Imagine no religion if you will, but likewise, imagine religion itself as “arbitrary products of our creative thought.” These religious fantasies are not necessarily good nor bad, as long as believers don't believe in them too seriously. (The ancient Greeks seemed to be good at doing this.) Gods and unicorns and dragons fit in there, as do creation myths, angels, genies, and let us not forget, those imaginary sacred friends. Oh yes, imaginary friends.

Child psychologist Marjorie Taylor tells us “imaginary friends are pretty multi-purpose individuals. They are the most unbelievably diverse group that you could think of.” In regards to multi-purpose individuals: This reminds me of a response from a letter to the editor I wrote. I pointed out that St. Paul exhorted his flock to be of the “mind of Christ Jesus,” although he never knew him personally, ergo he couldn't know what was in his mind; so he personally created what he considered to be the “mind” of Jesus. He then imagined and then went on to create his own special version of “Christ Jesus.” The responder commented, “So what? Every Christian interprets Jesus individually.” (!)

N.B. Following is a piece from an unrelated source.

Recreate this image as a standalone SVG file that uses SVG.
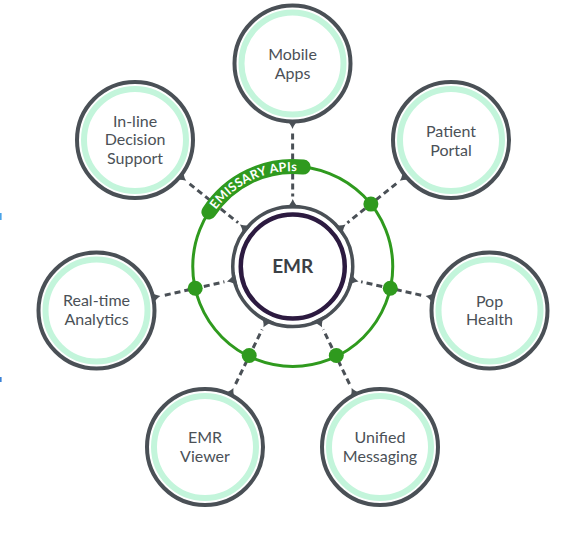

Another example: Just last Sunday, my wife brought home a weekly periodical from her church. In an article, “There is a God”, under “Personal experience can prove God exists,” this author proclaims, “Another response to the “God is dead” claim is found in the words of an old gospel song: 'If God is dead, who's this living in my heart?' This of course is subjective, and it's only good for one person at a time – the one who experiences God. Nevertheless, those who have this experience also know how real the proof is. It's difficult to have a personal relationship with someone who doesn't exist.” (Right away, I noted his use of the word “difficult” as meaning “but not impossible.” Even then, I would avoid the use of this word, “difficult.” After all, he is speaking to believers who find it quite easy to do so.) Of course, it's not hard to imagine any of the multitude of religions past and present making the very same claim about their deity’s existences. To this, the author would likely scoff and tell us, “But their gods are imaginary.” (Tons of books about St. Paul's imaginary Jesus figure are written, spilling out his imagined thoughts, purposes, and wishes. None have proven he actually existed.)

Shouldn't we resign ourselves to the possibility that religion will always be with us as long as humans have imaginations? But why should we respect any religions? Considering not only the well-known ones with their thousands of sects, but Scientology, Satanism, Mormonism, Pastafarianism, Jehovah's Witnesses ,etc., etc., we need to ask: What do we mean when we say “religion?” Seriously.

Since all religions are based on imaginary super-naturalism, they are equally “valid.” In that case, to be honest, even one person's imaginary worlds are just as “valid” as any others, being unrelated to reality. (Perhaps this is why we find it easy to accommodate so many different religions, so long as their delusions remain harmless.) Without evidence, consider them as existing purely for both fantasy and entertainment value, not things to be respected.

Imagine different interpretations from those you've been told and learn from evidence, and follow through. Doubting by using your imagination is freedom. Question everything; it is your birthright. Everything human-made, including music and gods, begins in imagination. Those who laugh, last. There is plenty of laugh-out-loud material in religions! Imagination is “open to anyone, anyplace, anytime.”
“Science adjusts its views based on what's observed. Faith is the denial of observation so that belief can be preserved.” -Tim Minchin.